Despite the worldwide economic crisis, South Africa’s new telecommunications operator Neotel has secured a $4.4-billion (US$455.5-million) loan from a consortium of local lenders to finance the expansion of its network, supporting the continued growth potential of the country’s telecoms market.
Launched in 2005 after the liberalisation of telecommunications in South Africa, Neotel has brought much-needed competition to the sector by breaking the monopoly of parastatal telecoms giant Telkom.
The consortium financing the deal, announced on 10 December, is made up of Nedbank, Investec Bank, the Development Bank of Southern Africa, the Industrial Development Corporation and the Infrastructure Finance Corporation.
“What makes this deal significant is the fact that a limited recourse deal of this size has been concluded … despite the current global economic climate,” says Arun Gupta, chief financial officer of Neotel.
The deal concludes a two-year programme to raise long-term financing that has secured R7.5-billion of total funding, replacing all existing bridging finance, made up of a combination of new equity and debt.
“On the 12th of December 2006, we signed a bridging finance facility to the value of R2-billion to get the process started of building our network,” says Ajay Pandey, MD and CEO of Neotel.
“At that point already we made history as it was the largest non-recourse facility for a start-up telecommunications project in the region, and one of the largest in South Africa then.”
Neotel has been aggressively rolling out its new-generation converged network across the country to provide services to its business clients.
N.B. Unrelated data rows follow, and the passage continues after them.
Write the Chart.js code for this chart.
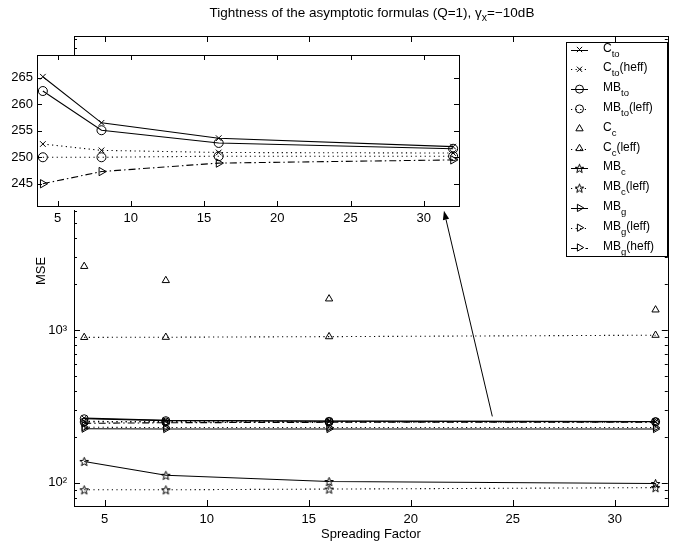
<!DOCTYPE html>
<html>
<head>
<meta charset="utf-8">
<script src="https://cdn.jsdelivr.net/npm/chart.js@4/dist/chart.umd.min.js"></script>
<style>
  html, body { margin: 0; padding: 0; background: #fff; }
  #wrap { position: relative; width: 673px; height: 542px; overflow: hidden; }
  #main { position: absolute; left: 0; top: 0; }
  #inset { position: absolute; left: 0; top: 40px; }
</style>
</head>
<body>
<div id="wrap">
  <canvas id="main" width="673" height="542"></canvas>
  <canvas id="inset" width="470" height="190"></canvas>
</div>
<script>
// ---- data ----
const spreadingFactor = [4, 8, 16, 32];

const C_to       = [265.2, 256.5, 253.6, 252.0];
const C_to_heff  = [252.5, 251.3, 250.9, 250.8];
const MB_to      = [262.5, 255.1, 252.7, 251.6];
const MB_to_leff = [250.0, 250.0, 250.2, 250.2];
const C_c        = [2610, 2110, 1600, 1355];
const C_c_leff   = [895, 897, 905, 925];
const MB_c       = [138, 112, 102, 99];
const MB_c_leff  = [90, 90, 91, 93];
const MB_g       = [226, 225, 225, 225];
const MB_g_leff  = [231, 230, 230, 230];
const MB_g_heff  = [245.0, 247.3, 248.9, 249.5];

const mainXTicks = [5, 10, 15, 20, 25, 30];
const mainYTicks = [100, 1000, 10000];
const mainYTickLabels = ['10\u00B2', '10\u00B3', '10\u2074'];
const insetXTicks = [5, 10, 15, 20, 25, 30];
const insetYTicks = [245, 250, 255, 260, 265];

// zoom arrow: from the cluster near 250 up to the magnified panel
const arrowFrom = [24.0, 272];
const arrowTo = [21.63, 6030];

const FONT = '"Liberation Sans", Arial, Helvetica, sans-serif';
Chart.defaults.font.family = FONT;
Chart.defaults.color = '#000';

function pentagram(r) {
  const s = Math.ceil(r * 2 + 3);
  const c = document.createElement('canvas');
  c.width = s; c.height = s;
  const g = c.getContext('2d');
  g.translate(s / 2, s / 2 + 0.5);
  g.beginPath();
  for (let k = 0; k < 10; k++) {
    const rr = k % 2 ? r * 0.42 : r;
    const a = -Math.PI / 2 + k * Math.PI / 5;
    g.lineTo(rr * Math.cos(a), rr * Math.sin(a));
  }
  g.closePath();
  g.strokeStyle = '#000'; g.lineWidth = 1; g.stroke();
  return c;
}
const STAR = pentagram(4.6);

const SOLID = [], DOT = [1.2, 3.4], DASHDOT = [7, 3, 1.5, 3];

// series: values, legend text parts, line style and marker
const series = [
  { values: C_to,       text: [['C'], ['to', 1]],                 dash: SOLID,   line: true,  marker: 'crossRot', rot: 0 },
  { values: C_to_heff,  text: [['C'], ['to', 1], ['(heff)']],     dash: DOT,     line: true,  marker: 'crossRot', rot: 0 },
  { values: MB_to,      text: [['MB'], ['to', 1]],                dash: SOLID,   line: true,  marker: 'circle',   rot: 0 },
  { values: MB_to_leff, text: [['MB'], ['to', 1], ['(leff)']],    dash: DOT,     line: true,  marker: 'circle',   rot: 0 },
  { values: C_c,        text: [['C'], ['c', 1]],                  dash: SOLID,   line: false, marker: 'triangle', rot: 0 },
  { values: C_c_leff,   text: [['C'], ['c', 1], ['(leff)']],      dash: DOT,     line: true,  marker: 'triangle', rot: 0 },
  { values: MB_c,       text: [['MB'], ['c', 1]],                 dash: SOLID,   line: true,  marker: 'star',     rot: 0 },
  { values: MB_c_leff,  text: [['MB'], ['c', 1], ['(leff)']],     dash: DOT,     line: true,  marker: 'star',     rot: 0 },
  { values: MB_g,       text: [['MB'], ['g', 1]],                 dash: SOLID,   line: true,  marker: 'triangle', rot: 90 },
  { values: MB_g_leff,  text: [['MB'], ['g', 1], ['(leff)']],     dash: DOT,     line: true,  marker: 'triangle', rot: 90 },
  { values: MB_g_heff,  text: [['MB'], ['g', 1], ['(heff)']],     dash: DASHDOT, line: true,  marker: 'triangle', rot: 90 }
];
const insetSeries = [0, 1, 2, 3, 10];

function markerSize(m, big) {
  if (m === 'circle') return big ? 4.5 : 4;
  if (m === 'crossRot') return big ? 4 : 3.5;
  return big ? 4.8 : 4.2;
}

function makeDataset(s, big) {
  return {
    label: s.text.map(p => p[0]).join(''),
    data: spreadingFactor.map((x, i) => ({ x: x, y: s.values[i] })),
    showLine: s.line,
    borderColor: '#000',
    borderWidth: 1.1,
    borderDash: s.dash,
    tension: 0,
    pointStyle: s.marker === 'star' ? STAR : s.marker,
    rotation: s.rot,
    pointRadius: markerSize(s.marker, big),
    pointBorderColor: '#000',
    pointBackgroundColor: 'rgba(0,0,0,0)',
    pointBorderWidth: 1
  };
}

// text with subscripts
function drawParts(ctx, parts, x, y, size, subSize, subDrop, align) {
  const w = parts.reduce((acc, p) => {
    ctx.font = (p[1] ? subSize : size) + 'px ' + FONT;
    return acc + ctx.measureText(p[0]).width;
  }, 0);
  let cx = align === 'center' ? x - w / 2 : x;
  ctx.textBaseline = 'alphabetic';
  ctx.textAlign = 'left';
  parts.forEach(p => {
    ctx.font = (p[1] ? subSize : size) + 'px ' + FONT;
    ctx.fillText(p[0], cx, y + (p[1] ? subDrop : 0));
    cx += ctx.measureText(p[0]).width;
  });
}

function drawMarker(ctx, s, x, y) {
  const r = markerSize(s.marker, false);
  ctx.save();
  ctx.lineWidth = 1; ctx.strokeStyle = '#000'; ctx.setLineDash([]);
  ctx.beginPath();
  if (s.marker === 'crossRot') {
    ctx.moveTo(x - r * 0.75, y - r * 0.75); ctx.lineTo(x + r * 0.75, y + r * 0.75);
    ctx.moveTo(x + r * 0.75, y - r * 0.75); ctx.lineTo(x - r * 0.75, y + r * 0.75);
    ctx.stroke();
  } else if (s.marker === 'circle') {
    ctx.arc(x, y, r, 0, Math.PI * 2); ctx.stroke();
  } else if (s.marker === 'triangle') {
    let a = s.rot * Math.PI / 180;
    for (let k = 0; k < 3; k++) {
      ctx.lineTo(x + Math.sin(a) * r, y - Math.cos(a) * r);
      a += Math.PI * 2 / 3;
    }
    ctx.closePath(); ctx.stroke();
  } else if (s.marker === 'star') {
    ctx.drawImage(STAR, x - STAR.width / 2, y - STAR.height / 2);
  }
  ctx.restore();
}

// closed box with inward ticks (major and minor)
const boxTicks = {
  id: 'boxTicks',
  afterDatasetsDraw(chart, args, opts) {
    const { ctx, chartArea: a } = chart;
    const xs = chart.scales.x, ys = chart.scales.y;
    ctx.save();
    ctx.strokeStyle = '#000';
    ctx.lineWidth = 1;
    ctx.setLineDash([]);
    ctx.beginPath();
    xs.ticks.forEach(t => {
      const p = Math.round(xs.getPixelForValue(t.value)) + 0.5;
      ctx.moveTo(p, a.bottom); ctx.lineTo(p, a.bottom - opts.major);
      ctx.moveTo(p, a.top); ctx.lineTo(p, a.top + opts.major);
    });
    ys.ticks.forEach(t => {
      const len = t.major ? opts.major : opts.minor;
      const p = Math.round(ys.getPixelForValue(t.value)) + 0.5;
      ctx.moveTo(a.left, p); ctx.lineTo(a.left + len, p);
      ctx.moveTo(a.right, p); ctx.lineTo(a.right - len, p);
    });
    ctx.stroke();
    ctx.strokeRect(Math.round(a.left) + 0.5, Math.round(a.top) + 0.5,
                   Math.round(a.right - a.left), Math.round(a.bottom - a.top));
    ctx.restore();
  }
};

// title, arrow and legend of the main panel
const mainDecor = {
  id: 'mainDecor',
  afterDraw(chart) {
    const { ctx } = chart;
    const xs = chart.scales.x, ys = chart.scales.y;
    ctx.save();
    ctx.fillStyle = '#000';
    drawParts(ctx, [['Tightness of the asymptotic formulas (Q=1), \u03B3'], ['x', 1], ['=\u221210dB']],
              372, 17, 13.5, 10.5, 3.5, 'center');

    // arrow
    const x0 = xs.getPixelForValue(arrowFrom[0]), y0 = ys.getPixelForValue(arrowFrom[1]);
    const x1 = xs.getPixelForValue(arrowTo[0]), y1 = ys.getPixelForValue(arrowTo[1]);
    const ang = Math.atan2(y1 - y0, x1 - x0);
    const hl = 9, hw = 3.2;
    ctx.strokeStyle = '#000'; ctx.lineWidth = 1;
    ctx.beginPath();
    ctx.moveTo(x0, y0);
    ctx.lineTo(x1 - Math.cos(ang) * hl, y1 - Math.sin(ang) * hl);
    ctx.stroke();
    ctx.beginPath();
    ctx.moveTo(x1, y1);
    ctx.lineTo(x1 - Math.cos(ang) * hl - Math.sin(ang) * hw, y1 - Math.sin(ang) * hl + Math.cos(ang) * hw);
    ctx.lineTo(x1 - Math.cos(ang) * hl + Math.sin(ang) * hw, y1 - Math.sin(ang) * hl - Math.cos(ang) * hw);
    ctx.closePath(); ctx.fill();

    // legend
    const bx0 = 566, by0 = 42, bx1 = 667, by1 = 256;
    ctx.fillStyle = '#fff';
    ctx.fillRect(bx0, by0, bx1 - bx0, by1 - by0);
    ctx.strokeStyle = '#000';
    ctx.strokeRect(bx0 + 0.5, by0 + 0.5, bx1 - bx0, by1 - by0);
    series.forEach((s, i) => {
      const ry = 49.5 + i * 19.8;
      if (s.line) {
        ctx.save();
        ctx.setLineDash(s.dash);
        ctx.beginPath();
        ctx.moveTo(571, Math.round(ry) + 0.5); ctx.lineTo(588, Math.round(ry) + 0.5);
        ctx.stroke();
        ctx.restore();
      }
      drawMarker(ctx, s, 579.5, ry);
      ctx.fillStyle = '#000';
      drawParts(ctx, s.text, 603, ry + 2, 12, 9.5, 5, 'left');
    });
    ctx.restore();
  }
};

new Chart(document.getElementById('main'), {
  type: 'line',
  data: { datasets: series.map(s => makeDataset(s, false)) },
  options: {
    responsive: false,
    devicePixelRatio: 1,
    animation: false,
    layout: { padding: { left: 0, right: 3, top: 36, bottom: 0 } },
    plugins: { legend: { display: false }, tooltip: { enabled: false }, title: { display: false },
               boxTicks: { major: 6, minor: 3 } },
    scales: {
      x: {
        type: 'linear', min: 3.5, max: 32.6,
        grid: { display: false, drawTicks: false },
        border: { display: false },
        afterBuildTicks: sc => { sc.ticks = mainXTicks.map(v => ({ value: v, major: true })); },
        afterFit: sc => { sc.height = 36; },
        ticks: { padding: 6, font: { size: 13 }, autoSkip: false, maxRotation: 0 },
        title: { display: true, text: 'Spreading Factor', font: { size: 13 }, padding: { top: 0, bottom: 0 } }
      },
      y: {
        type: 'logarithmic', min: 70.5, max: 84000,
        grid: { display: false, drawTicks: false },
        border: { display: false },
        afterBuildTicks: sc => {
          const out = [];
          mainYTicks.concat([10]).forEach(d => {
            for (let m = 1; m <= 9; m++) {
              const v = m * d;
              if (v >= sc.min && v <= sc.max) out.push({ value: v, major: m === 1 });
            }
          });
          sc.ticks = out;
        },
        afterFit: sc => { sc.width = 74; },
        ticks: {
          padding: 7, font: { size: 13 }, autoSkip: false,
          callback: v => { const k = mainYTicks.indexOf(v); return k >= 0 ? mainYTickLabels[k] : ''; }
        },
        title: { display: true, text: 'MSE', font: { size: 13 }, padding: { top: 34, bottom: 0 } }
      }
    }
  },
  plugins: [boxTicks, mainDecor]
});

// magnified panel
const insetBackground = {
  id: 'insetBackground',
  beforeDraw(chart) {
    const { ctx, chartArea: a } = chart;
    ctx.save();
    ctx.fillStyle = '#fff';
    ctx.fillRect(0, a.top, a.right + 1, a.bottom - a.top + 4);
    ctx.restore();
  }
};

new Chart(document.getElementById('inset'), {
  type: 'line',
  data: { datasets: insetSeries.map(k => makeDataset(series[k], true)) },
  options: {
    responsive: false,
    devicePixelRatio: 1,
    animation: false,
    layout: { padding: { left: 0, right: 11, top: 15, bottom: 0 } },
    plugins: { legend: { display: false }, tooltip: { enabled: false }, title: { display: false },
               boxTicks: { major: 5, minor: 5 } },
    scales: {
      x: {
        type: 'linear', min: 3.6, max: 32.4,
        grid: { display: false, drawTicks: false },
        border: { display: false },
        afterBuildTicks: sc => { sc.ticks = insetXTicks.map(v => ({ value: v, major: true })); },
        afterFit: sc => { sc.height = 24; },
        ticks: { padding: 4.5, font: { size: 13 }, autoSkip: false, maxRotation: 0 }
      },
      y: {
        type: 'linear', min: 240.8, max: 269.3,
        grid: { display: false, drawTicks: false },
        border: { display: false },
        afterBuildTicks: sc => { sc.ticks = insetYTicks.map(v => ({ value: v, major: true })); },
        afterFit: sc => { sc.width = 37; },
        ticks: { padding: 4, font: { size: 13 }, autoSkip: false }
      }
    }
  },
  plugins: [insetBackground, boxTicks]
});
</script>
</body>
</html>
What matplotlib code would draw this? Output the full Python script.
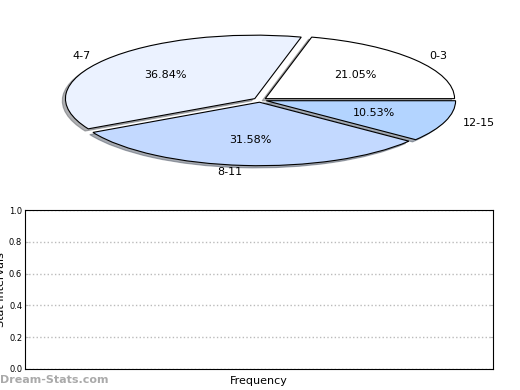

It launched its consumer services during the course of 2008.
“We are still regarded as a greenfield project as there have been a number of false starts in the past,” says Gupta. “The fact that the financial institutions have provided this facility on project finance, limited-recourse terms highlights the belief the lenders have in what Neotel is bringing to the market and that we’re on the right track.”
The financing terms will range between seven and 10 years.
“The ability to pull off a financing of R4.4 billion under current financial market conditions is testament to both the belief in the offering, which will change the shape of telecommunication services in South Africa, and in the strength of the shareholder grouping, led by Tata Communications Limited of India.” said Mike Peo, head of infrastructure project finance at Nedbank Capital, who has led the process over the past two years.
Part of the funding comes from the Development Bank of Southern Africa, an institution set up by the government to finance development projects in the region.
“Neotel signifies the momentous changes taking place in telecommunications sector,” says Lucy Chege of the bank.
“Neotel will bring positive developmental impact and effectively address government’s key priorities through reducing backlogs in the telecommunications sector thereby improving much needed access to services and enhancing service delivery. This is in line with our objective to support economic growth and development.”
Herc van Wyk, managing director of Kagiso Financial Services, Neotel’s financial adviser, said the transaction was a milestone in the current difficult financial markets. When potential financiers were initially approached during the first quarter of 2008, he said, the financial landscape was vastly different, and the fact that a transaction of this magnitude could be signed despite the credit crunch was testimony to the commitment of the parties involved.